胡適在“價二十元”后面加了一個感嘆號,從一個側面暗示其對魯迅的重視,他此次在異國高價購買魯迅著作顯然有著明確的閱讀動機。日記中還記載了胡適當日接待了北大同學和眾多政界友人之后,回家繼續閱讀《魯迅三十年集》,直至凌晨三點四十五分才睡。但與他在藏書批注和日記中對待其他作家作品的閱讀態度很不同,胡適對于自己高價購買的《魯迅三十年集》和“不曾看過的‘雜感’”卻并未留下哪怕是只言片語的閱讀感受,這微妙的閱讀心理是頗耐人尋味的,從中似乎也可略微洞悉胡適精神的幽微復雜的一面。
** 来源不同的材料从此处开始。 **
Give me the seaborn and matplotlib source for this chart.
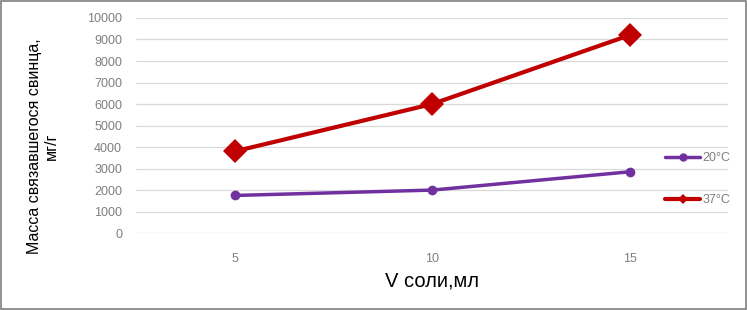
"""Mass of bound lead vs. salt volume at two temperatures."""

import matplotlib
matplotlib.use("Agg")
import matplotlib.pyplot as plt
import pandas as pd
import seaborn as sns

volumes = [5, 10, 15]
mass_20 = [1750, 2000, 2850]
mass_37 = [3800, 6000, 9200]
series_labels = ["20°C", "37°C"]
y_ticks = list(range(0, 10001, 1000))


def main():
    sns.set_theme(style="white")
    plt.rcParams["font.family"] = ["Liberation Sans", "DejaVu Sans"]

    df = pd.DataFrame({
        "V": volumes * 2,
        "mass": mass_20 + mass_37,
        "series": [series_labels[0]] * 3 + [series_labels[1]] * 3,
    })

    fig = plt.figure(figsize=(7.47, 3.10), dpi=100)
    ax = fig.add_axes([0.182, 0.248, 0.793, 0.694])

    palette = {series_labels[0]: "#7030A0", series_labels[1]: "#C00000"}
    sns.lineplot(data=df[df.series == series_labels[0]], x="V", y="mass",
                 color=palette[series_labels[0]], marker="o", markersize=7,
                 linewidth=2.5, markeredgewidth=0, label=series_labels[0], ax=ax)
    sns.lineplot(data=df[df.series == series_labels[1]], x="V", y="mass",
                 color=palette[series_labels[1]], marker="D", markersize=12,
                 linewidth=3, markeredgewidth=0, label=series_labels[1], ax=ax)

    ax.set_xlim(2.5, 17.5)
    ax.set_ylim(0, 10000)
    ax.set_xticks(volumes)
    ax.set_yticks(y_ticks)
    ax.tick_params(axis="both", length=0, labelsize=9, colors="#7f7f7f")
    ax.tick_params(axis="y", pad=10)
    ax.tick_params(axis="x", pad=14)
    ax.grid(axis="y", color="#d9d9d9", linewidth=0.9)
    ax.set_axisbelow(True)
    for s in ax.spines.values():
        s.set_visible(False)

    ax.set_xlabel("V соли,мл", fontsize=14.5, color="#000000", labelpad=5)
    ax.set_ylabel("Масса связавшегося свинца,\nмг/г", fontsize=11.5,
                  color="#000000", multialignment="center")
    ax.yaxis.set_label_coords(-0.13, 0.405)

    leg = ax.legend(loc="center left", bbox_to_anchor=(0.885, 0.25),
                    frameon=False, fontsize=9, labelspacing=2.4,
                    handlelength=2.8, handletextpad=0.2, borderaxespad=0)
    for t in leg.get_texts():
        t.set_color("#7f7f7f")
    for h, ms in zip(leg.legend_handles, [6, 5]):
        h.set_markersize(ms)

    fig.patches.append(plt.Rectangle((0.001, 0.002), 0.997, 0.996,
                                     transform=fig.transFigure, fill=False,
                                     edgecolor="#7f7f7f", linewidth=1.2))

    fig.savefig("out.png", dpi=100)


if __name__ == "__main__":
    main()
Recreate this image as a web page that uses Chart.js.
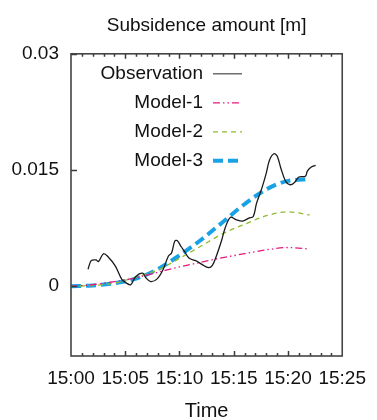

盡管如此,他對魯迅的關注從這些粗略的記錄中依然可見,且彼時的胡適對于魯迅作品關注的重心顯然也有所遷移。

第四,藏書中無題贈本。對比胡適藏書中眾多的簽名本,尤其是徐志摩、周作人等人的題贈本,魯迅這方面的贈書較少。從胡適日記和書信來看,他們是有互贈著作的,但現存胡適藏書少見,這或許有兩個可能:一是當時沒有題贈本,二是相關藏書散失了。唯一的題贈本是周氏兄弟合譯的《域外小說集》(1909年東京神田印刷所印制)。該書為周作人所贈,扉頁有胡適題記。